§ **Problem requirements**:
Write out the opening lines of the data word for word, up to and including the line with "0.41,0.42,0.43,0.44,0.45,0.46,0.47,0.48,0.49,0.50];", and leave every picture and every later line out.
━━ Material provided ━━
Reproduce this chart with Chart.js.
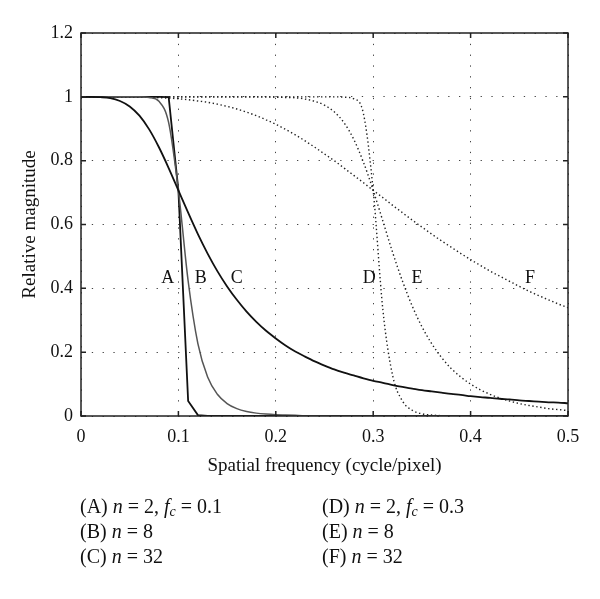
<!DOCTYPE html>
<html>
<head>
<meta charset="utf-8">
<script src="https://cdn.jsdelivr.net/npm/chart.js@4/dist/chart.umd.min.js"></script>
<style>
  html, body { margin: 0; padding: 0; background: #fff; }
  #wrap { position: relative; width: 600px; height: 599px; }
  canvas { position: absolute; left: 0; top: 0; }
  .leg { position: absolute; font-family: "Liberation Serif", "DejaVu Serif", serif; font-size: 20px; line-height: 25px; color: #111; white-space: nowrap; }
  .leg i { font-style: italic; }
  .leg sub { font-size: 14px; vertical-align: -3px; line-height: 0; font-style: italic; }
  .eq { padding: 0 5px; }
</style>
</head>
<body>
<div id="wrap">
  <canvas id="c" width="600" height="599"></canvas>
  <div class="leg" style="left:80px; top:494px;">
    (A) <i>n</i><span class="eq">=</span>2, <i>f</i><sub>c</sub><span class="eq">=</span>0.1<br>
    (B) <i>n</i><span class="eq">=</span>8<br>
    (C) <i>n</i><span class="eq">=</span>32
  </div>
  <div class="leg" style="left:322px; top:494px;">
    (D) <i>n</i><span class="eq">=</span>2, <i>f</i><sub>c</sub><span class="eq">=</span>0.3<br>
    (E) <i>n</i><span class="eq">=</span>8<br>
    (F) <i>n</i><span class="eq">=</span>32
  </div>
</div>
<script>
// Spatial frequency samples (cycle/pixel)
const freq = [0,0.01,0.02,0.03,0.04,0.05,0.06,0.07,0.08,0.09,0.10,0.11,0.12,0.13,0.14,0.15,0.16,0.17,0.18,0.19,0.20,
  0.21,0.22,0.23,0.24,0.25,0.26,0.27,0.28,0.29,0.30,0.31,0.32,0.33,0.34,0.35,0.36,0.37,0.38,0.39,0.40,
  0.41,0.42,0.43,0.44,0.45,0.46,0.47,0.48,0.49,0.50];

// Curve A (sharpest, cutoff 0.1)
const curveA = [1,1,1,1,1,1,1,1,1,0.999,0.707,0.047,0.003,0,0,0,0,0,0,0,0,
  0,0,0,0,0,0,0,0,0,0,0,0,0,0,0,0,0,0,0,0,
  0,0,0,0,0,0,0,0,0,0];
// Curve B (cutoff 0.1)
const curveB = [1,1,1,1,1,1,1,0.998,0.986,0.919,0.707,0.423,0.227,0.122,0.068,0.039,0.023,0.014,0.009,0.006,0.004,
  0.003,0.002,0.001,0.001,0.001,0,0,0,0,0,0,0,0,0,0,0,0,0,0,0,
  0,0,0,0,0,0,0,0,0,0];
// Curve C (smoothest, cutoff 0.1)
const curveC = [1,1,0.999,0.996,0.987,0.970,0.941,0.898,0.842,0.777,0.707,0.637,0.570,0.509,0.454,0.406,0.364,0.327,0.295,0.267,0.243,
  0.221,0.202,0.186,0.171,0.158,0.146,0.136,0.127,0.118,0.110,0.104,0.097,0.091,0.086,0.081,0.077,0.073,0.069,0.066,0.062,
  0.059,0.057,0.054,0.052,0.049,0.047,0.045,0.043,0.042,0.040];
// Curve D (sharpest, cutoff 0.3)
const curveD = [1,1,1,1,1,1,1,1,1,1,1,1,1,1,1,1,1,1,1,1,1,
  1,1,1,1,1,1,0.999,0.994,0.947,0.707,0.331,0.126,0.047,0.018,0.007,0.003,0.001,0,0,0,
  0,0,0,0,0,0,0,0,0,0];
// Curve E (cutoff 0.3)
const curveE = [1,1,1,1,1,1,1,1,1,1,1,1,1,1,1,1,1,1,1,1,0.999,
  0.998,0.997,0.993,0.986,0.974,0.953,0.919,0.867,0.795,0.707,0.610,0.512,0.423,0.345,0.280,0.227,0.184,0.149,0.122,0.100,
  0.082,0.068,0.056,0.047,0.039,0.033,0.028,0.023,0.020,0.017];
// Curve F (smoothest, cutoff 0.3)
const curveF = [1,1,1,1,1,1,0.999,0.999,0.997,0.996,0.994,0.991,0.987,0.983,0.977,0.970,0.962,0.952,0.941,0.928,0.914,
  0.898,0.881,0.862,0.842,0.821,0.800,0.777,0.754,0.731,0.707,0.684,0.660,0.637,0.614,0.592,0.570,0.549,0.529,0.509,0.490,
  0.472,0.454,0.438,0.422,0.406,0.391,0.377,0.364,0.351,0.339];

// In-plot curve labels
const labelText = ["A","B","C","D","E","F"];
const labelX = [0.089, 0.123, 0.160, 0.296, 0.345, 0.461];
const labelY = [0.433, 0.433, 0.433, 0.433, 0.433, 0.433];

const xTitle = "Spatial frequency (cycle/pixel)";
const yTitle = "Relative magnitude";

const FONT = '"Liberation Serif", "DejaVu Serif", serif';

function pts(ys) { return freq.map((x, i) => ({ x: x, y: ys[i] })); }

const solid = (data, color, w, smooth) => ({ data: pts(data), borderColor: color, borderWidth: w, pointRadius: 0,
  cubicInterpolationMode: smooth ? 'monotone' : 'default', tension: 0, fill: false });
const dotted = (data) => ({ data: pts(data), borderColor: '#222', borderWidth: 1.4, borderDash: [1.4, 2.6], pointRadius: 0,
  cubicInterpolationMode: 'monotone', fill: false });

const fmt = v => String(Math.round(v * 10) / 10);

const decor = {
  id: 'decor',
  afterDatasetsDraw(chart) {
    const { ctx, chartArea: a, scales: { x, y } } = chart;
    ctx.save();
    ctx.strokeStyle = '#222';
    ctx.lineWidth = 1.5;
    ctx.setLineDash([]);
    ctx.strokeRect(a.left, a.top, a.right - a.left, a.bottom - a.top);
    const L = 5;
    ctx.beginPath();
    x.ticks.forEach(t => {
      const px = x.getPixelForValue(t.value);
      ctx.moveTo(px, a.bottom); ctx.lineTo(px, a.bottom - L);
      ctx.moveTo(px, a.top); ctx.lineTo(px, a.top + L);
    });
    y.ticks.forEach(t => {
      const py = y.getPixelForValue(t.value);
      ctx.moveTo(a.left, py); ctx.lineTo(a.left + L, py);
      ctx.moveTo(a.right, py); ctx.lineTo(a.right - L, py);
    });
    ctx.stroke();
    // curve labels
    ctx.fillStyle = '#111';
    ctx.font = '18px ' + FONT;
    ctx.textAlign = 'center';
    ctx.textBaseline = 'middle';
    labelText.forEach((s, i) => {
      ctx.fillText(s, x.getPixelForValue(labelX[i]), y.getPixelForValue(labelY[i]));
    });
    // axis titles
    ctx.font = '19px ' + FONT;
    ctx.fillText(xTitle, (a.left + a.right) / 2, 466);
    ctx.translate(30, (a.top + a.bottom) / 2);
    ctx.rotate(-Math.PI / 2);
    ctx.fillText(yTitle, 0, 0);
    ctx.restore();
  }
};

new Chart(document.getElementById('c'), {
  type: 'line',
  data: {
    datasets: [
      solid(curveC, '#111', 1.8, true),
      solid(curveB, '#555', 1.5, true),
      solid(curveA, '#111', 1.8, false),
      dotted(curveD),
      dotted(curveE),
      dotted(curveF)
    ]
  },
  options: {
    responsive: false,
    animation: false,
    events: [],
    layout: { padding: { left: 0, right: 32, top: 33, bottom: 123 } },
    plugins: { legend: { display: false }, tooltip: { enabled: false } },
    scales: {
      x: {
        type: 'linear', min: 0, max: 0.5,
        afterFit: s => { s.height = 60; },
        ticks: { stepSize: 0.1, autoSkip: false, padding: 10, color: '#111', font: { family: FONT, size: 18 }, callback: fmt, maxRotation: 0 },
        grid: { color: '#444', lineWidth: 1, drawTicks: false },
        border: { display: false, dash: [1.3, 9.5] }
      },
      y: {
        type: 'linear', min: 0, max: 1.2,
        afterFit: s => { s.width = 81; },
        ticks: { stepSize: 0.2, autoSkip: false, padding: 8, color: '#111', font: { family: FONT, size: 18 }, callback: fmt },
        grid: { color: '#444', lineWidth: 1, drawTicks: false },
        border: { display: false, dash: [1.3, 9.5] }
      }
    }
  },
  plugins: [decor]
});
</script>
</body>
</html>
━━━
§ **Written response**:
Reproduce this chart with Chart.js.
<!DOCTYPE html>
<html>
<head>
<meta charset="utf-8">
<script src="https://cdn.jsdelivr.net/npm/chart.js@4/dist/chart.umd.min.js"></script>
<style>
  html, body { margin: 0; padding: 0; background: #fff; }
  #wrap { position: relative; width: 600px; height: 599px; }
  canvas { position: absolute; left: 0; top: 0; }
  .leg { position: absolute; font-family: "Liberation Serif", "DejaVu Serif", serif; font-size: 20px; line-height: 25px; color: #111; white-space: nowrap; }
  .leg i { font-style: italic; }
  .leg sub { font-size: 14px; vertical-align: -3px; line-height: 0; font-style: italic; }
  .eq { padding: 0 5px; }
</style>
</head>
<body>
<div id="wrap">
  <canvas id="c" width="600" height="599"></canvas>
  <div class="leg" style="left:80px; top:494px;">
    (A) <i>n</i><span class="eq">=</span>2, <i>f</i><sub>c</sub><span class="eq">=</span>0.1<br>
    (B) <i>n</i><span class="eq">=</span>8<br>
    (C) <i>n</i><span class="eq">=</span>32
  </div>
  <div class="leg" style="left:322px; top:494px;">
    (D) <i>n</i><span class="eq">=</span>2, <i>f</i><sub>c</sub><span class="eq">=</span>0.3<br>
    (E) <i>n</i><span class="eq">=</span>8<br>
    (F) <i>n</i><span class="eq">=</span>32
  </div>
</div>
<script>
// Spatial frequency samples (cycle/pixel)
const freq = [0,0.01,0.02,0.03,0.04,0.05,0.06,0.07,0.08,0.09,0.10,0.11,0.12,0.13,0.14,0.15,0.16,0.17,0.18,0.19,0.20,
  0.21,0.22,0.23,0.24,0.25,0.26,0.27,0.28,0.29,0.30,0.31,0.32,0.33,0.34,0.35,0.36,0.37,0.38,0.39,0.40,
  0.41,0.42,0.43,0.44,0.45,0.46,0.47,0.48,0.49,0.50];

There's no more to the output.